By K.C. Neel There are few local network campaigns that can work for cable operators’ ad sales, marketing and community affairs departments, but Court TV’s digital fingerprinting campaign is one of them. Now in its second year, the campaign so far has raised about $2 million in local ad sales for cable operators, according to Tom Wolfe, Court TV’s VP, affiliate relations. And it’s won awards from CTPAA, CAB and CTAM. Although the fingerprinting campaign benefits three departments, its driving force is local ad sales, says Alex Hills, Court TV’s senior manager of affiliate sales/marketing. Court TV’s campaign, which has fingerprinted more than 75,000 kids at various events and venues, is so popular with local advertisers that Court TV had to buy another fingerprinting machine, Hills says. More than 80 fingerprinting events are scheduled so far this year. Among the bright spots in the digital fingerprinting campaign:

  • Comcast sold the event to a Cherry Hill, N.J., Volvo dealer last fall. Dealer Larry Stevens says it was the best day he’s had in seven months in terms of sales and traffic.
  • Bright House Networks in Bakersfield, Calif., sold the promotion to a local Honda dealer, and brought in more than 300 kids in three hours.
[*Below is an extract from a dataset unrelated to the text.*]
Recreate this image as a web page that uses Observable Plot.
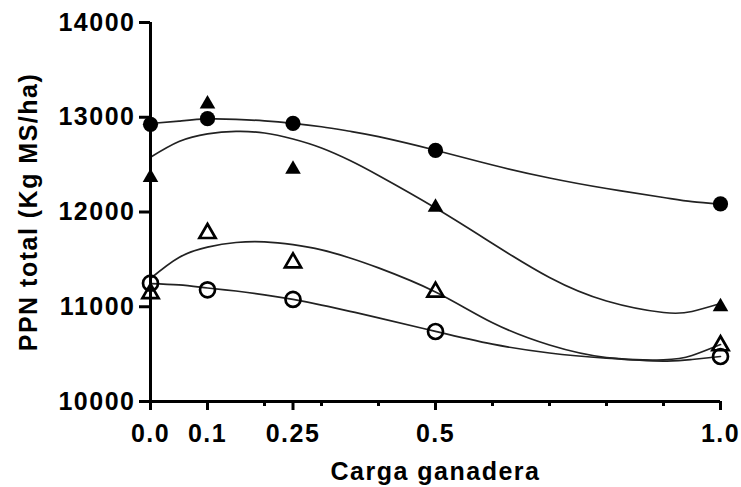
<!DOCTYPE html>
<html>
<head>
<meta charset="utf-8">
<script src="https://cdn.jsdelivr.net/npm/d3@7"></script>
<script src="https://cdn.jsdelivr.net/npm/@observablehq/plot@0.6"></script>
<style>
  body { margin: 0; background: #fff; }
</style>
</head>
<body>
<div id="chart"></div>
<script>
// Observed points (x = carga ganadera)
const xValues = [0, 0.1, 0.25, 0.5, 1.0];
const filledCircles   = [12925, 12985, 12935, 12650, 12085];
const filledTriangles = [12365, 13140, 12450, 12050, 11000];
const openTriangles   = [11140, 11775, 11465, 11156, 10590];
const openCircles     = [11249, 11179, 11077, 10739, 10475];

// Fitted curves
const curveX = [0, 0.05, 0.1, 0.15, 0.2, 0.25, 0.3, 0.35, 0.4, 0.5, 0.6, 0.7, 0.8, 0.9, 0.95, 1.0];
const curveFilledCircles   = [12934, 12960, 12982, 12978, 12962, 12936, 12900, 12852, 12795, 12652, 12496, 12359, 12248, 12153, 12109, 12084];
const curveFilledTriangles = [12578, 12744, 12825, 12850, 12834, 12770, 12675, 12543, 12385, 12042, 11668, 11309, 11061, 10939, 10950, 11034];
const curveOpenTriangles   = [11298, 11520, 11629, 11678, 11685, 11655, 11600, 11515, 11410, 11156, 10831, 10596, 10464, 10440, 10485, 10601];
const curveOpenCircles     = [11245, 11230, 11198, 11166, 11126, 11077, 11018, 10952, 10883, 10740, 10605, 10512, 10458, 10427, 10443, 10475];

// Axes
const yTicks = [10000, 11000, 12000, 13000, 14000];
const xMajorTicks = [0, 0.1, 0.25, 0.5, 1.0];
const xTickLabels = ["0.0", "0.1", "0.25", "0.5", "1.0"];
const xMinorTicks = [0.2, 0.3, 0.4, 0.6, 0.7, 0.8, 0.9];
const xTitle = "Carga ganadera";
const yTitle = "PPN total (Kg MS/ha)";

const pts = (vals) => xValues.map((x, i) => ({x, y: vals[i]}));
const curves = [
  ["fc", curveFilledCircles], ["ft", curveFilledTriangles],
  ["ot", curveOpenTriangles], ["oc", curveOpenCircles]
].flatMap(([s, vals]) => curveX.map((x, i) => ({s, x, y: vals[i]})));

const labelMap = new Map(xMajorTicks.map((t, i) => [t, xTickLabels[i]]));

const chart = Plot.plot({
  width: 741,
  height: 487,
  marginLeft: 150,
  marginRight: 21,
  marginTop: 22,
  marginBottom: 86,
  x: {domain: [0, 1]},
  y: {domain: [10000, 14000]},
  style: {
    fontFamily: "'Liberation Sans', Arial, sans-serif",
    fontWeight: "bold",
    letterSpacing: "1.5px",
    color: "#000",
    background: "#fff"
  },
  marks: [
    Plot.line(curves, {x: "x", y: "y", z: "s", curve: "natural", stroke: "#222", strokeWidth: 1.7}),
    Plot.ruleX([0], {stroke: "#000", strokeWidth: 3}),
    Plot.ruleY([10000], {stroke: "#000", strokeWidth: 3}),
    Plot.axisY(yTicks, {tickSize: 11, tickPadding: 4, tickFormat: d => String(d), strokeWidth: 3, label: null, fontSize: 25, fontWeight: "bold"}),
    Plot.axisX(xMajorTicks, {tickSize: 9, tickPadding: 14, tickFormat: d => labelMap.get(d), strokeWidth: 3, label: null, fontSize: 25, fontWeight: "bold"}),
    Plot.axisX(xMinorTicks, {tickSize: 5, tickPadding: 0, tickFormat: () => "", strokeWidth: 3, label: null}),
    Plot.dot(pts(openCircles), {x: "x", y: "y", r: 7.5, fill: "none", stroke: "#000", strokeWidth: 2.7}),
    Plot.dot(pts(openTriangles), {x: "x", y: "y", r: 6, symbol: "triangle", fill: "none", stroke: "#000", strokeWidth: 2.7}),
    Plot.dot(pts(filledTriangles), {x: "x", y: "y", r: 5.8, symbol: "triangle", fill: "#000", stroke: "none"}),
    Plot.dot(pts(filledCircles), {x: "x", y: "y", r: 7.6, fill: "#000", stroke: "none"}),
    Plot.text([xTitle], {text: d => d, frameAnchor: "bottom", dy: 61, lineAnchor: "top", fontSize: 25, fontWeight: "bold", fill: "#000"}),
    Plot.text([yTitle], {text: d => d, frameAnchor: "left", textAnchor: "middle", rotate: -90, dx: -122, lineAnchor: "middle", fontSize: 25, fontWeight: "bold", fill: "#000"})
  ]
});
document.getElementById("chart").appendChild(chart);
</script>
</body>
</html>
The MSO ran 600 cross-channel spots to drive traffic to the dealership. Gordon Galindo, Bright House’s local sales manager, says the MSO scored major points with the local dealer. "It’s promotions like Court TV’s digital fingerprinting that helps separate us from all the other media," he says.
  • Bright House’s Tampa division has used the fingerprinting campaign several times, says Frani Pisana, promotions manager. She scheduled four events in the span of a week last year and is doing the same thing this July. She schedules events in different parts of town with different businesses so each client can have a feeling of ownership with the campaign. "It’s an incredibly easy campaign to sell to advertisers," Pisana says. "It’s easy to set up, it’s turnkey and the community loves it. The clients love it because it gives them something to connect them to the community and do something proactive."
  • The fingerprinting campaign was conceived in August 2002 after Cox asked Court TV to participate in a local kids festival in Baton Rouge, La., Hills says. "Cox wanted us to do something big for this event," he says. "We brought in the fingerprinting machine, and I was amazed at how successful it was. There were lines for seven hours both days of the event. It was so hugely successful we decided to craft it as a local promotion other local operators could use to entice their clients." The campaign has been particularly appealing to local car dealerships, Hills says. That’s led Court TV to launch the summer fingerprinting tour with the theme "Driving Safety Home," which will include specific fingerprinting events for car dealers, gifts for kids, taggable safety tips and taggable cross-channel spots for the promotion. Court TV doubled the number of affiliate staffers to help local operators with ad sales, Wolfe says. The network relaunched its affiliate website, which includes a client incentive program, regularly updated programming and ratings information, research, ad slicks, cross-channel spots and the ability to sign up for promotions on the spot, he says. Court TV invested a lot of time and effort into developing its local ad sales promotions because it helps secure better channel positioning and analog distribution, Wolfe says. Court TV launched a major channel repositioning initiative earlier this year and determined that the network should be grouped with similar general entertainment networks such as TNT, A&E and TBS. These local campaigns reinforce that notion, he says. The campaigns also require operators to run at least 400 cross-channel spots promoting Court TV programming. To date, the network has secured more than $2.5 million worth of advertising for its programming lineup, and it’s driving local ratings, Wolfe says.